What, first of all, in this context is ‘sense-perception’ (pratyaksha)? Its basic definition makes it about as unlike common-sense perception as anything can possibly be. It is 15 (I) direct, as distinct from all indirect knowledge which comprises thought-construction, conception, judgment and inference. It is pure sensibility, the very first moment in the process of apperception (ch. P. 187), which signalizes the presence of a concrete, particular and quite unique and undefinable object. It is the pure sensation which memory and productive imagination then build up into a perception. It is the indispensable condition of all real and consistent knowledge, but cannot by itself be got hold of.

In addition, three further kinds of ‘direct knowledge’ are distinguished. Three is (2) ‘mental sensation’ (manasa-pratyaksham) 16 which follows immediately on ‘pure sensation’ as an unreflecting mental (as duistinct from sensory) reaction to the same object, and very roughly corresponds to the third stage of apperception (cf. p. 189). (3) ‘Introspection’ (sva-samvedana) is the act of self-consciousness which according to the logical school accompanies all consciousness, for every awareness of that awareness. 17 And as no.(4) we then have the ‘intuitions of the Yogins’ (yogi-pratyaksha). 18 So in fact the intuition of holy men are admitted as a separate source of knowledge, only that they are booked under direct perception. ‘Mystic intuition is that faculty of the Buddhist saint (arya) by which he is capable completely to change all ordinary habits of thought and contemplate directly, in a vivid image, that condition of the universe which has been established by the abstract constructions of the philosophers’. This intuition is mental, and not at all sensuous. But as direct knowledge it is non-constructive, non-illusive, not contradicted by the experience of the transcendental object, and much more vivid than abstract thought-constructions can be. The object is perceived just as clearly as thought it were a small grain on the palm of one’s hand.’ In this way the four holy Truths, as well as Emptiness and the identity of Samsara and Nirvana become objects of direct knowledge. This ‘yogic intuition’ is acquired when a man is changed completely into an arya (cf. p. 57) and it is therefore a ‘supramundane’ faculty. It is the ‘unperverted vision of an unlimited number of entities’ 19 and reaches its perfection in the supreme Yogin, who is the Buddha whose intuition of the undifferentiated Absolute implies his knowledge of everything whatsoever.

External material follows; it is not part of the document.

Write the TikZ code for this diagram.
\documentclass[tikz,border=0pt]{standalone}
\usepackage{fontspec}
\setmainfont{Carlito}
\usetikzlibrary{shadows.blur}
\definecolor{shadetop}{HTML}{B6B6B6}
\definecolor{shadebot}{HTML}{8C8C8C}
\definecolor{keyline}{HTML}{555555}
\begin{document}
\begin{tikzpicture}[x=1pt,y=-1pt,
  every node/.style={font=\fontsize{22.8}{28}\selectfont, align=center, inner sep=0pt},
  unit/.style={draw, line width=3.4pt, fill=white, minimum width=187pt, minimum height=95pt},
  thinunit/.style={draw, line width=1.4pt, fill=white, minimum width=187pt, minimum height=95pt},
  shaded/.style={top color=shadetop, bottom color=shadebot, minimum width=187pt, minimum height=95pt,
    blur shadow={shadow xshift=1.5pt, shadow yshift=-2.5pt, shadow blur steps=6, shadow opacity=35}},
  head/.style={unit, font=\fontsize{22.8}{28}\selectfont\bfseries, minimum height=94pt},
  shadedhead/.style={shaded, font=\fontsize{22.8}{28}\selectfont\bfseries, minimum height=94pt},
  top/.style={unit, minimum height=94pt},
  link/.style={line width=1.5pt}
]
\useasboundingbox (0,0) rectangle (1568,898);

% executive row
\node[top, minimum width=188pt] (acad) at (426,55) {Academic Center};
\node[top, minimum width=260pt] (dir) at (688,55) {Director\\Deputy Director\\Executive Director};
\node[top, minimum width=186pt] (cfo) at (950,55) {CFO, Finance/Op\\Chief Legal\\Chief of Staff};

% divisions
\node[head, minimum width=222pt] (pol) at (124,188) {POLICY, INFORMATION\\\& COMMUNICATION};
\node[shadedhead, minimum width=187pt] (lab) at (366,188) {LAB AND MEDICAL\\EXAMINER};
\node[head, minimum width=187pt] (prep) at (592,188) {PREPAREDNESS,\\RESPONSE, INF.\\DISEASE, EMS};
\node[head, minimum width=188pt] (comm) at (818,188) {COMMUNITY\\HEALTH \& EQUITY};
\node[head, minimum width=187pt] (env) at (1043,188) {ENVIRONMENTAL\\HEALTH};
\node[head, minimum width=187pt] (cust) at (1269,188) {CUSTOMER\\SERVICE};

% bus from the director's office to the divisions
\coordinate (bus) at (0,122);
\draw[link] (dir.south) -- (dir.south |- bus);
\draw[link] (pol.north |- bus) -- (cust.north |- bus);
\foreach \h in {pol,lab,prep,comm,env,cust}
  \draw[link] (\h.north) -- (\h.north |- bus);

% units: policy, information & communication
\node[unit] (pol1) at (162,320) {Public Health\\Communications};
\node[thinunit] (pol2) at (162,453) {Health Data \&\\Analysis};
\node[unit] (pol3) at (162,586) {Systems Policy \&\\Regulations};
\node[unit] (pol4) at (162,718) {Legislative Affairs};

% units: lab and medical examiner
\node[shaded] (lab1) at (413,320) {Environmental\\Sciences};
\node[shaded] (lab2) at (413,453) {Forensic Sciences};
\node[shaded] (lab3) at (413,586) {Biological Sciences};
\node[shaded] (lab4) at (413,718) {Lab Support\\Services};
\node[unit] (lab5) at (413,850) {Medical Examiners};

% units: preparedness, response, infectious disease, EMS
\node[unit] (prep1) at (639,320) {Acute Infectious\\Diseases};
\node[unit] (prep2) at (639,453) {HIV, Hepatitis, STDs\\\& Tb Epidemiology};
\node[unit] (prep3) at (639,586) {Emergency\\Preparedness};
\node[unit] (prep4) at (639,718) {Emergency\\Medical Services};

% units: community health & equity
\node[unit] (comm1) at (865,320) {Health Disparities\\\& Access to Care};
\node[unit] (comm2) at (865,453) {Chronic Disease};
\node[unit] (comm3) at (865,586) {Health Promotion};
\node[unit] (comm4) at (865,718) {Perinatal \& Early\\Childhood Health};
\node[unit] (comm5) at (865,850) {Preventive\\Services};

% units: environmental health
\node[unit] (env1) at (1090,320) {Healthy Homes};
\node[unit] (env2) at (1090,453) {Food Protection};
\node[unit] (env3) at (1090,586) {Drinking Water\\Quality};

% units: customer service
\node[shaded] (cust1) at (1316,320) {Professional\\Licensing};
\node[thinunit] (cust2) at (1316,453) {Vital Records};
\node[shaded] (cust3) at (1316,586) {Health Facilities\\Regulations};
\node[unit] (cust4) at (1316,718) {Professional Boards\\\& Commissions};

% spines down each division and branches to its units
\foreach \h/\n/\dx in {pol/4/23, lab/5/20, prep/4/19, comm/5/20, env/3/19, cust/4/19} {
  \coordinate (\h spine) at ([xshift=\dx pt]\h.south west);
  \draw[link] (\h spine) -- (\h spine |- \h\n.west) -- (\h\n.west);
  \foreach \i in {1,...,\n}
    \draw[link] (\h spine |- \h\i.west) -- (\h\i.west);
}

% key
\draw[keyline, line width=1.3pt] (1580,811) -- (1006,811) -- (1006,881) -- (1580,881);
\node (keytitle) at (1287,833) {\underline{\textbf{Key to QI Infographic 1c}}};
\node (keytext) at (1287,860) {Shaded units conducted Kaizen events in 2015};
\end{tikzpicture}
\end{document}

Secondly, ‘inference’ also can establish the existence of an omniscient being, i.e. of the Buddha, and once this is done all His sayings automatically become authoritative. The second chapter of Dharmakirti’s Pramanavarttika, which is the fundamental treatise of the Buddhist logicians, treats of the Buddha as the ‘embodiment of valid knowledge’ (pramana-bhuta ) and shows that he is an absolute and omniscient being. 20 Likewise the last chapter of Santrakshita’s Tattvasamgraha is devoted to proving the omniscience of the Buddhas. The school of Prajnakaragupta 21 as well as the later tradition of Tibet 22 saw all the critical, logical and epistemological parts of Dharmakirti’s system as having no other aim than to clear the ground for a justification of the religious and metaphysical doctrines of Buddhism. This is, indeed, the true contest of these works, and to represent these authors as agnostics, rationalists and empiricists in the sense in which the twentieth century understands these words must lead to a constant distortion of their meaning.

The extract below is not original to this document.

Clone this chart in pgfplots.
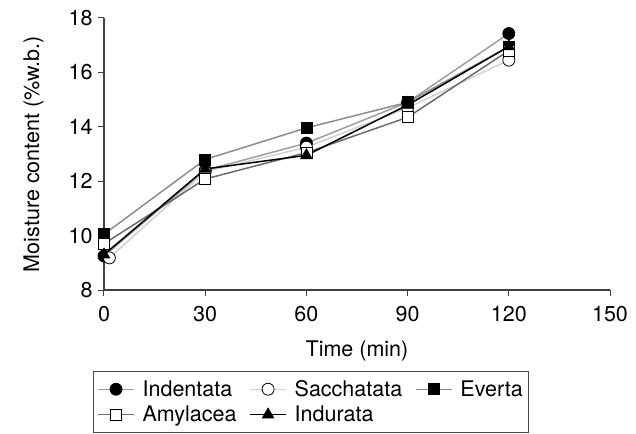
\documentclass[border=0pt]{standalone}
\usepackage{fontspec}
\setmainfont{TeX Gyre Heros}
\usepackage{pgfplots}
\pgfplotsset{compat=1.18}
\definecolor{cIn}{gray}{0.62}
\definecolor{cSa}{gray}{0.82}
\definecolor{cEv}{gray}{0.55}
\definecolor{cAm}{gray}{0.42}
\definecolor{cId}{gray}{0.0}
\begin{document}
\begin{tikzpicture}
\path[use as bounding box] (-104pt,-143pt) rectangle (532pt,290pt);
\begin{axis}[
  scale only axis, width=506pt, height=272pt,
  xmin=0, xmax=150, ymin=8, ymax=18,
  xtick={0,30,60,90,120,150}, ytick={8,10,12,14,16,18},
  axis lines*=left,
  axis line style={draw=black!75, line width=1.2pt},
  tick align=outside, major tick length=6pt,
  tick style={draw=black!75, line width=1pt},
  font=\fontsize{21.5}{26}\selectfont,
  tick label style={font=\fontsize{21.5}{26}\selectfont},
  xticklabel style={yshift=-7pt},
  yticklabel style={xshift=-2pt},
  /pgf/number format/assume math mode=true,
  xlabel={Time (min)}, ylabel={Moisture content (\%w.b.)},
  label style={font=\fontsize{21.5}{26}\selectfont},
  xlabel style={yshift=-12pt},
  ylabel style={yshift=18pt},
  clip=false,
  legend columns=3,
  legend cell align=left,
  legend style={at={(-0.0217,-0.298)}, anchor=north west,
    draw=black!70, line width=0.8pt, font=\fontsize{21.5}{26}\selectfont,
    inner xsep=4pt, inner ysep=7pt, row sep=4pt,
    /tikz/every odd column/.append style={column sep=6pt},
    /tikz/every even column/.append style={column sep=11pt}},
  legend image code/.code={\draw[mark repeat=2,mark phase=2,#1,line width=1.2pt] plot coordinates {(0pt,0pt) (18pt,0pt) (36pt,0pt)};},
  every axis plot/.append style={line width=1.5pt},
]
\addplot[cIn, mark=*, mark size=6pt, mark options={draw=black, fill=black, line width=0.8pt}]
  coordinates {(0,9.25) (30,12.4) (60,13.4) (90,14.9) (120,17.43)};
\addlegendentry{Indentata}
\addplot[cSa, mark=*, mark size=6pt, mark options={draw=black, fill=white, line width=0.8pt}]
  coordinates {(1.6,9.18) (30,12.35) (60,13.25) (90,14.7) (120,16.45)};
\addlegendentry{Sacchatata}
\addplot[cEv, mark=square*, mark size=5.5pt, mark options={draw=black, fill=black, line width=0.8pt}]
  coordinates {(0,10.05) (30,12.8) (60,13.96) (90,14.9) (120,16.95)};
\addlegendentry{Everta}
\addplot[cAm, mark=square*, mark size=5.5pt, mark options={draw=black, fill=white, line width=0.8pt}]
  coordinates {(0,9.7) (30,12.08) (60,13.05) (90,14.35) (120,16.8)};
\addlegendentry{Amylacea}
\addplot[cId, mark=triangle*, mark size=6.5pt, mark options={draw=black, fill=black, line width=0.8pt}]
  coordinates {(0,9.3) (30,12.45) (60,12.95) (90,14.8) (120,16.95)};
\addlegendentry{Indurata}
\end{axis}
\end{tikzpicture}
\end{document}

The sharp differentiation between direct and indirect knowledge led to an interesting theory concerning the import of words. Direct perception is directed on the unique particular. All formulated and conceptual knowledge concerns the universal. But words, in this theory 23 do not signify an essence, or a universal, or anything positive, but the mere exclusion (apoha) of all other things, the negation of everything else. ‘Every word or every conception is correlative with its counterpart and that is the only definition that can be given. Therefore all our definition are concealed classifications, taken from some special point of view. The thing defined is characterized negatively. What the colour “blue” is, e.g. we cannot tell, but we may divide all colours into blue and non-blue. The definition of blue will be that it is not non-blue, and, vice versa , the definition of non-blue that it is not the blue’. 24 Or, as Dignaga 25 puts it, ‘a word can express its own meaning only by repudiating the opposite meaning’. “Language is not a separate source of knowledge and names are not the adequate or direct expressions of reality. Names correspond to images, or concepts, they express only Universals. As such they are in no way the direct reflex of Reality, since reality consists of particulars, not of universals. 26 Direct knowledge is pure affirmation of a thing ‘such as it is’, but the indirect knowledge can cognize a thing only in relation to its own negation. In this way the logicians reformulate in their own way the old doctrine, first put forward by the Mahasanghikas, that verbal knowledge has no direct relation to what really exists, and is essentially misleading.